A round-management system that fits a dog walker
When the round outgrows your memory, the job is a structured place to hold schedules, payments, capacity and the comms. That is what the dog walker round management pack (P21 Round Management Pack, £9.99) is built for: a 4-file toolkit with an Excel workbook for the round, a payment and price-rise log, two editable Word templates (a price-rise letter and a recurring-service agreement) and a setup-guide PDF. It is the admin layer, not your accounts; it sits alongside them.
An honest counterpoint
A system costs you the discipline of keeping it current, and a small round genuinely does not need one. If you walk five dogs you have known for years, your memory is fine. The case for structure starts when you can no longer name, off the top of your head, who is due tomorrow and who owes for last month. If you flinched, the notebook is already costing you.

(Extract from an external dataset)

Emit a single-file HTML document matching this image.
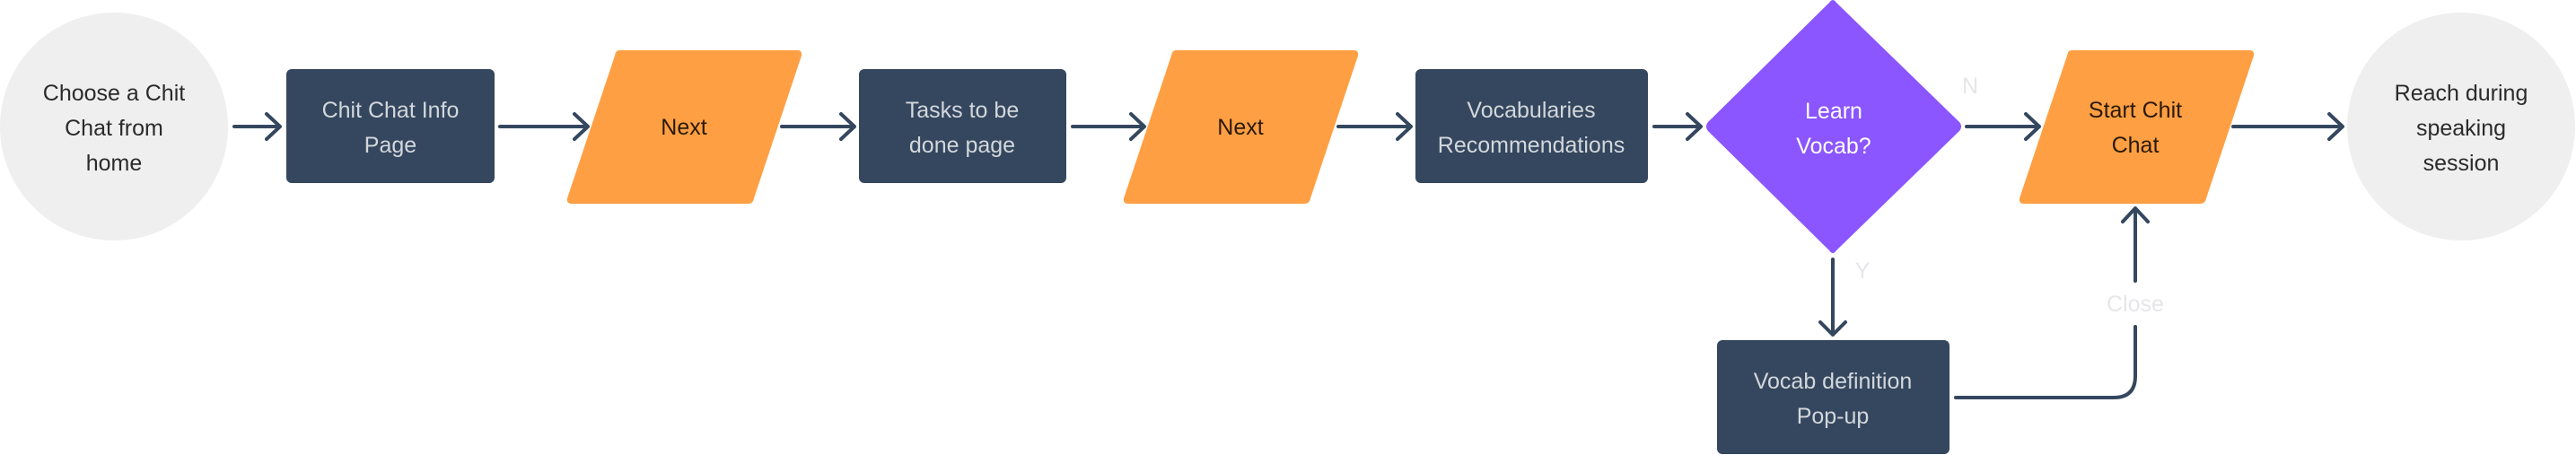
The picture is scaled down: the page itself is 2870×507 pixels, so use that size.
<!DOCTYPE html>
<html><head><meta charset="utf-8"><style>
html,body{margin:0;padding:0;background:#fff;}
svg{display:block;}
text{font-family:"Liberation Sans",sans-serif;font-size:25px;text-anchor:middle;}
</style></head><body>
<svg width="2870" height="507" viewBox="0 0 2870 507" xmlns="http://www.w3.org/2000/svg">
<g fill="none" stroke="#34475e" stroke-width="4" stroke-linecap="round" stroke-linejoin="round">
  <!-- horizontal arrows -->
  <path d="M261 141H311M297 127L312 141L297 155"/>
  <path d="M557 141H654M640 127L655 141L640 155"/>
  <path d="M871 141H951M937 127L952 141L937 155"/>
  <path d="M1195 141H1274M1260 127L1275 141L1260 155"/>
  <path d="M1491 141H1571M1557 127L1572 141L1557 155"/>
  <path d="M1843 141H1894M1880 127L1895 141L1880 155"/>
  <path d="M2191 141H2271M2257 127L2272 141L2257 155"/>
  <path d="M2488 141H2609M2595 127L2610 141L2595 155"/>
  <!-- down Y -->
  <path d="M2042 289V373M2028 359L2042 373L2056 359"/>
  <!-- close loop -->
  <path d="M2179 443H2355Q2379 443 2379 419V364"/>
  <path d="M2379 313V233M2365 247L2379 232L2393 247"/>
</g>
<!-- circles -->
<ellipse cx="127" cy="141" rx="127" ry="127" fill="#efefef"/>
<ellipse cx="2742" cy="141" rx="127" ry="127" fill="#efefef"/>
<!-- dark boxes -->
<rect x="319" y="77" width="232" height="127" rx="6" fill="#34475e"/>
<rect x="957" y="77" width="231" height="127" rx="6" fill="#34475e"/>
<rect x="1577" y="77" width="259" height="127" rx="6" fill="#34475e"/>
<rect x="1913" y="379" width="259" height="127" rx="6" fill="#34475e"/>
<!-- parallelograms -->
<path d="M690 56H888Q894 56 893 62L840 221Q839 227 833 227H637Q631 227 632 221L685 62Q686 56 690 56Z" fill="#ff9f43"/>
<path d="M1310 56H1508Q1514 56 1513 62L1460 221Q1459 227 1453 227H1257Q1251 227 1252 221L1305 62Q1306 56 1310 56Z" fill="#ff9f43"/>
<path d="M2308 56H2506Q2512 56 2511 62L2458 221Q2457 227 2451 227H2255Q2249 227 2250 221L2303 62Q2304 56 2308 56Z" fill="#ff9f43"/>
<!-- diamond -->
<path d="M2038 3Q2042 -3 2046 3L2183 136Q2187 141 2183 146L2046 279Q2042 285 2038 279L1903 146Q1899 141 1903 136Z" fill="#8b55ff"/>
<!-- texts -->
<g fill="#2b2b2b">
  <text x="127" y="112">Choose a Chit</text>
  <text x="127" y="151">Chat from</text>
  <text x="127" y="190">home</text>
  <text x="2742" y="112">Reach during</text>
  <text x="2742" y="151">speaking</text>
  <text x="2742" y="190">session</text>
</g>
<g fill="#2a1a08">
  <text x="762" y="150">Next</text>
  <text x="1382" y="150">Next</text>
  <text x="2379" y="131">Start Chit</text>
  <text x="2379" y="170">Chat</text>
</g>
<g fill="#d3d7dc">
  <text x="435" y="131">Chit Chat Info</text>
  <text x="435" y="170">Page</text>
  <text x="1072" y="131">Tasks to be</text>
  <text x="1072" y="170">done page</text>
  <text x="1706" y="131">Vocabularies</text>
  <text x="1706" y="170">Recommendations</text>
  <text x="2042" y="433">Vocab definition</text>
  <text x="2042" y="472">Pop-up</text>
</g>
<g fill="#ffffff">
  <text x="2043" y="132">Learn</text>
  <text x="2043" y="171">Vocab?</text>
</g>
<g fill="#e6e6ea" style="font-size:22px">
  <text x="2195" y="104">N</text>
  <text x="2075" y="310">Y</text>
  <text x="2379" y="347">Close</text>
</g>
</svg>
</body></html>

The one thing to do this week
Add two columns to whatever you use: next walk due and payment status, and note your capacity per slot. Those answer the questions that cost the most: who has drifted, who owes, and whether you are overbooked. If you are still setting the business up, our guide on how to start a dog walking business covers the round from the start, a dog walking startup guide (P10 Startup Guide, £4.99) sequences the launch, and the same round logic for a different trade is in our window cleaner round management guide.
A round that knows its own schedule and its own debts is one you can price, grow, cover and one day sell. A round that lives in your head is worth exactly as much as your memory on a rainy Monday.
This article is general guidance, not tax advice or legal advice, written for UK dog walkers. Council rules on commercial dog walking and your insurance terms vary, so verify the current position locally and take professional advice on contracts before acting.